Book Review: At The Wolf's Table by Rosella Postorino

The novel I‘m going to review won‘t reach you till next year, if you‘re not fluent in Italian. But it‘s still worth your attention, as it discusses a very intriguing topic of our near past. The title of the book has caught my eye at Milan book fair and, tempted by its predicted international success, I took one of its copies home.

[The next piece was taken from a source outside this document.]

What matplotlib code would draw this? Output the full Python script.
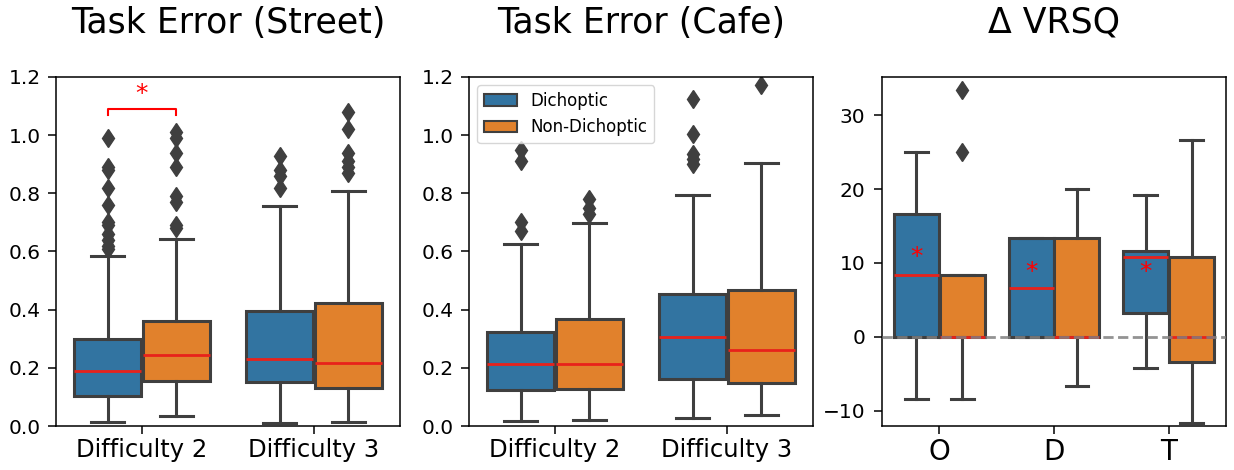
import matplotlib
matplotlib.use("Agg")
import matplotlib.pyplot as plt
from matplotlib.patches import Patch

# ---------------- data ----------------
hues = ["Dichoptic", "Non-Dichoptic"]
colors = ["#3274a1", "#e1812c"]

street_cats = ["Difficulty 2", "Difficulty 3"]
# per category: [dichoptic, non-dichoptic]; each (whislo, q1, med, q3, whishi)
street_stats = [
    [(0.014, 0.102, 0.189, 0.300, 0.585), (0.033, 0.155, 0.243, 0.360, 0.644)],
    [(0.011, 0.151, 0.232, 0.395, 0.756), (0.014, 0.132, 0.217, 0.424, 0.808)],
]
street_fliers = [
    [[0.99, 0.89, 0.88, 0.82, 0.76, 0.70, 0.69, 0.66, 0.64, 0.62, 0.61],
     [1.01, 0.99, 0.94, 0.89, 0.79, 0.77, 0.69, 0.68]],
    [[0.93, 0.88, 0.86, 0.82],
     [1.08, 1.02, 0.94, 0.91, 0.89, 0.87]],
]

cafe_cats = ["Difficulty 2", "Difficulty 3"]
cafe_stats = [
    [(0.016, 0.123, 0.214, 0.323, 0.625), (0.022, 0.128, 0.213, 0.367, 0.698)],
    [(0.028, 0.163, 0.306, 0.455, 0.793), (0.039, 0.149, 0.260, 0.469, 0.905)],
]
cafe_fliers = [
    [[0.95, 0.91, 0.70, 0.67],
     [0.78, 0.75, 0.73]],
    [[1.125, 1.003, 0.934, 0.919, 0.900],
     [1.171]],
]

vrsq_cats = ["O", "D", "T"]
vrsq_stats = [
    [(-8.38, 0.0, 8.33, 16.7, 25.1), (-8.38, 0.0, 0.0, 8.33, 8.33)],
    [(0.0, 0.0, 6.62, 13.38, 13.38), (-6.71, 0.0, 0.0, 13.38, 20.05)],
    [(-4.19, 3.24, 10.81, 11.67, 19.19), (-11.76, -3.42, 0.0, 10.77, 26.67)],
]
vrsq_fliers = [
    [[], [33.4, 25.0]],
    [[], []],
    [[], []],
]
vrsq_star_y = [10.86, 8.74, 8.74]

street_sig_y = 1.09

# ---------------- drawing ----------------
fig = plt.figure(figsize=(12.34, 4.70), dpi=100)
ax_w, ax_h, ax_b = 344 / 1234, 349 / 470, 1 - 426 / 470
ax1 = fig.add_axes([56 / 1234, ax_b, ax_w, ax_h])
ax2 = fig.add_axes([469 / 1234, ax_b, ax_w, ax_h])
ax3 = fig.add_axes([882 / 1234, ax_b, ax_w, ax_h])

edge = "#3f3f3f"
bw = 0.4


def draw(ax, cats, stats, fliers):
    for ci, cat in enumerate(cats):
        for hi in range(2):
            lo, q1, med, q3, hi_w = stats[ci][hi]
            d = dict(whislo=lo, q1=q1, med=med, q3=q3, whishi=hi_w,
                     fliers=fliers[ci][hi])
            pos = ci + (hi - 0.5) * bw
            ax.bxp([d], positions=[pos], widths=bw * 0.98, patch_artist=True,
                   showfliers=True, manage_ticks=False,
                   boxprops=dict(facecolor=colors[hi], edgecolor=edge, linewidth=2.2),
                   whiskerprops=dict(color=edge, linewidth=2.2),
                   capprops=dict(color=edge, linewidth=2.2),
                   medianprops=dict(color="#e8221b", linewidth=2.0),
                   flierprops=dict(marker="d", markerfacecolor=edge,
                                   markeredgecolor=edge, markersize=9.5))
    ax.set_xticks(range(len(cats)))
    ax.set_xticklabels(cats)
    ax.set_xlim(-0.5, len(cats) - 0.5)
    ax.tick_params(length=5.5, width=1.1, pad=5.5)
    for s in ax.spines.values():
        s.set_linewidth(1.1)


draw(ax1, street_cats, street_stats, street_fliers)
draw(ax2, cafe_cats, cafe_stats, cafe_fliers)
draw(ax3, vrsq_cats, vrsq_stats, vrsq_fliers)

for ax in (ax1, ax2):
    ax.set_ylim(0, 1.2)
    ax.set_yticks([0.0, 0.2, 0.4, 0.6, 0.8, 1.0, 1.2])
    ax.tick_params(axis="y", labelsize=14.5)
    ax.tick_params(axis="x", labelsize=17.5, pad=3.5)

ax3.set_ylim(-12.1, 35.2)
ax3.set_yticks([-10, 0, 10, 20, 30])
ax3.tick_params(axis="y", labelsize=14.5, pad=6.5)
ax3.tick_params(axis="x", labelsize=20, pad=3.5)
ax3.axhline(0, color="gray", linestyle="--", linewidth=2, alpha=0.85, zorder=5)

# significance markers
x0, x1 = -bw / 2, bw / 2
ax1.plot([x0, x0, x1, x1], [street_sig_y - 0.022, street_sig_y, street_sig_y,
                            street_sig_y - 0.022], color="red", linewidth=1.5)
ax1.text(0, street_sig_y + 0.01, "*", color="red", ha="center", va="bottom",
         fontsize=18)
for ci, yv in enumerate(vrsq_star_y):
    ax3.text(ci - bw / 2, yv, "*", color="red", ha="center", va="center",
             fontsize=18, zorder=6)

ax1.set_title("Task Error (Street)", fontsize=25, pad=32)
ax2.set_title("Task Error (Cafe)", fontsize=25, pad=32)
ax3.set_title("Δ VRSQ", fontsize=25, pad=32)

handles = [Patch(facecolor=c, edgecolor=edge, linewidth=1.5) for c in colors]
ax2.legend(handles, hues, loc="upper left", fontsize=12)

fig.savefig("out.png", dpi=100)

Le assaggiatrici (At The Wolf‘s Table) by Rosella Postorino tells a unique story of lady food tasters of Hitler‘s everyday meals entangled with cruel episodes of WWII from the German woman‘s perspective. It is a quite sharp experience, which you have never met or sought for in other war novels. It seems much more credible, as it is based on a true story of Margot Wölk, the last living Hitler‘s food taster who decided to reveal her story only at the age of ninety-six.
Actually the author had never met her protagonist, as the latter died earlier than Postorino could reach her in Berlin but the wish to write a novel has won. Hence meet Rosa Sauer who flees Berlin where she has lost both of her parents while her husband was keeping the frontline somewhere in Russia. Rosa settles with her parents-in-law in Gross-Partsch near the clandestine Hitler‘s headquarters called the Wolf‘s Lair and is soon conscripted to become a food taster together with other nine local women.
With no choice left Rosa turns into Führer‘s associate everyday followed by fear to die of poisoning. Food tasting fragments fill in the gaps in war history, also revealing ups and downs of Hitler‘s personality, however, the more important topic in the novel is the human relations and how far you can go in order to survive.
Though ten German young ladies are of the same destiny at a deadly feast, they don‘t form a circle of allies but rather elaborate their own instinct of self-preservation. It‘s even more difficult to Rose who comes from Berlin and is a total stranger to others. Ironically the only time one girl steps in to save another, she ends up in a concentration camp due to her hidden half-Jewish nationality.

Despite the war and the Damocles sword every day hanging above the tasters’ heads, the novel demonstrates how lively desires of youth to love and to be loved never leave the air. Rose has been married just for a year when her husband volunteered to join the army and now with an official notice that her Gregor has gone missing, Rose tosses inside her body and her mind to beat her sorrow as well as her loneliness. Finally the passion for an intimacy wins when their new strict and cruel SS supervisor Ziegler places an eye on her. Rose feels betraying her husband, her in-laws, even herself, but cannot stop these secret nightly meetings at the barn, overwhelmed with fear and guilt.
With the war drawing to an end, Rose understands that no matter the circumstances she‘ll be considered to be playing on the wrong side of the history. She is lucky to escape the consequences but will it be possible for her to live on and be happy again?
Though Rose‘s story makes the novel a page-turner, it somehow loses it‘s key topic of food tasters on the way. Therefore you start feeling deceived, as you get not what you've expected at the beginning. Moreover, the ending turns into something from a different plot line leaving you wonder: what a heck this has to do with the rest of the story? To me, this is the weakest part in the book.
Anyway, try to eat your dinner and then wait for an hour to make sure you‘re not going to die tonight. Can‘t imagine how you‘ll be scared of a new hunger to come.